Failure to take preventive action and make system change
Many survivors reported abuse with the expectation that institutions or State agencies would take action to prevent other children or young people from being similarly abused. This can be achieved by addressing the danger of known individual perpetrators and by making changes to abusive systems. Survivors saw such preventive steps as an integral part of full and proper redress. Māori survivors, in particular, continue to see the presence of the State in the lives of their whānau, and remain concerned about the risk of harm to those currently in care.
Some disabled survivors also continue to have a troubled relationship with the State and State authorities. For example, we have heard that even when the large psychopaedic institutions shut down, many residents with learning disability were transferred to other full-time care settings. There is concern that abuse may still continue in those settings today. Many disabled and Deaf people continue to have to navigate government-operated disability support services which may be run by the same District Health Boards or government department that was responsible for their historic abuse and may be responsible for abuse they still experience today.
“We need to learn how to stop the damage before it happens … We must change the way we think about support and the way we provide support as a country or nothing will change. In another twenty years’ time, we will be having the same Commission.”
Survivors identified very few instances in which institutions had taken preventive action of any sort in response to their reports of abuse or claims for redress. Quite the opposite. They found that churches and schools left perpetrators in positions where they could continue to abuse.
Ms C said the Anglican Church continued to protect and support the vicar who abused her, and knew he had gone on to abuse other children. She said she was “horrified” at the lack of responsibility by church leaders, given their undoubted awareness that one of their own was a sexual offender. One anonymous survivor said the Catholic Church moved child-sex abusers around the country and overseas in a blatant act of self-interest and ahead of “the interests, wellbeing and security of our children, our communities and the laws of our land”. Tamzin Ford said the man who sexually assaulted her was ordained a priest three years later by the Wellington Anglican Diocese. She felt “disgusted and worried” for other girls he would come into contact with, and also felt let down that “so many people knew about what he had done but still thought it was okay to make him a priest”.

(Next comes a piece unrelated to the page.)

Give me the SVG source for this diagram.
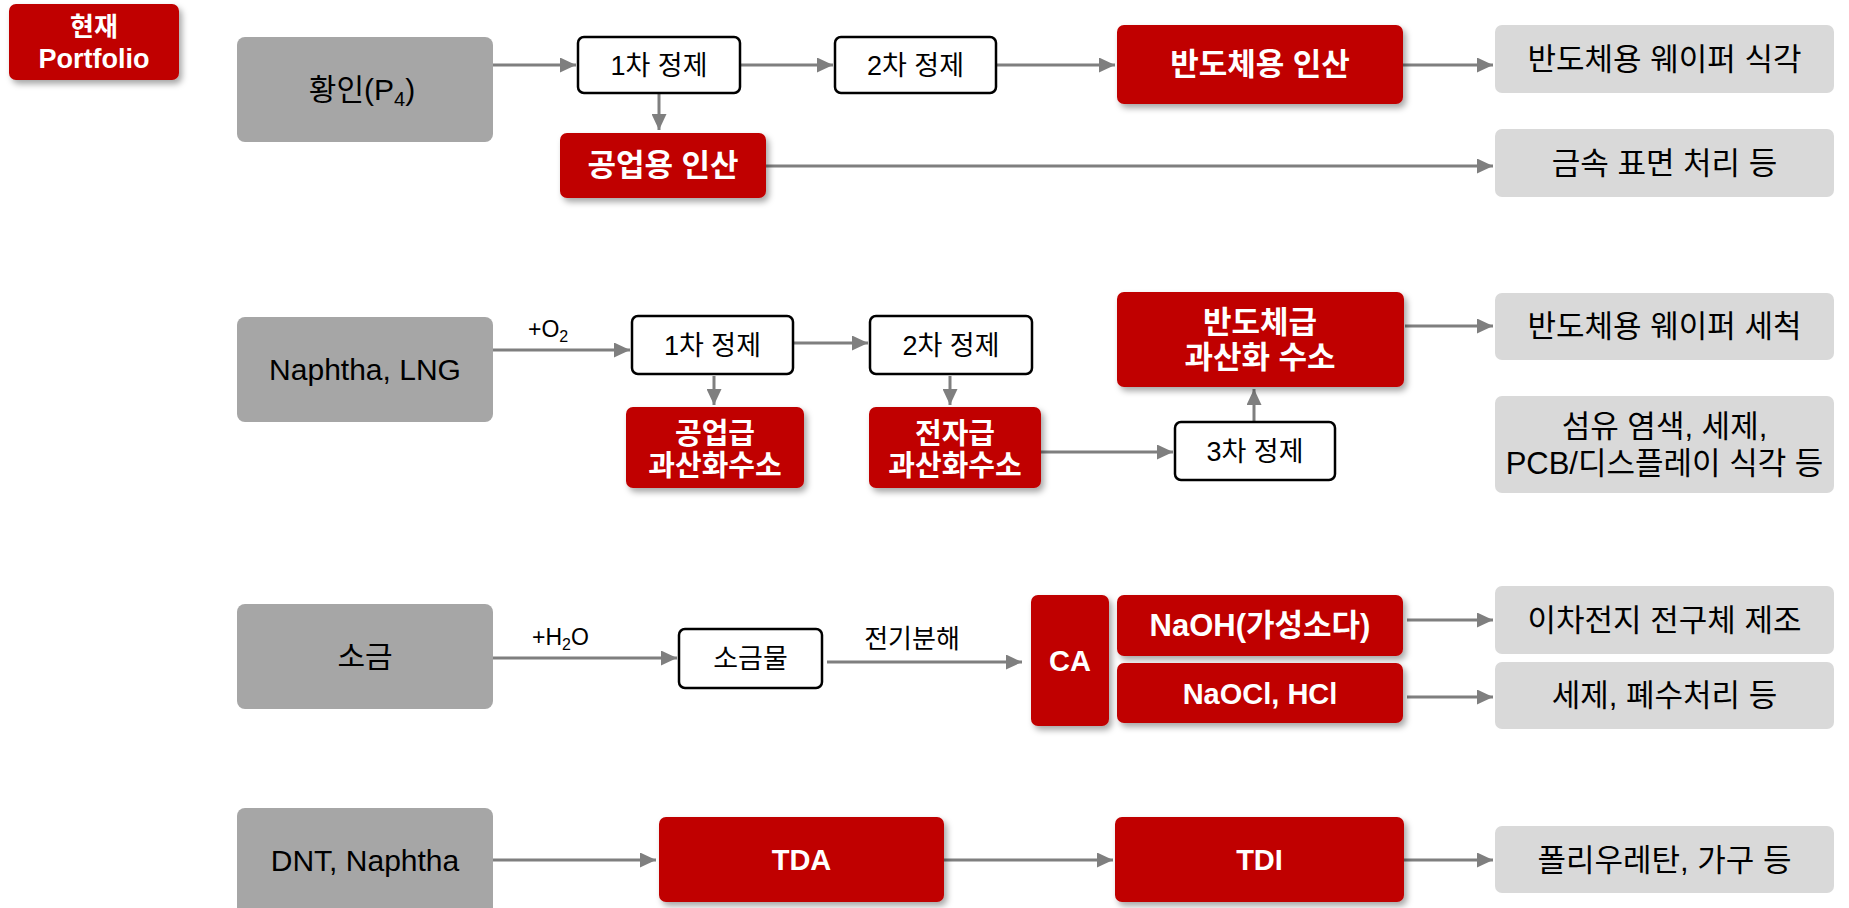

Survivors often felt that if their abuser had been dealt with appropriately at the time, the abuse of other children would have been prevented. One survivor, Mr F, who was abused while in the care of the Marist Fathers (and whose son was abused by a Marist brother), felt he received no assurance that the church would take steps to prevent other children from being abused. He said he had “found no evidence of action or commitment from the church to prevent it happening to others, which I had hoped for when I reported the abuse to the church”.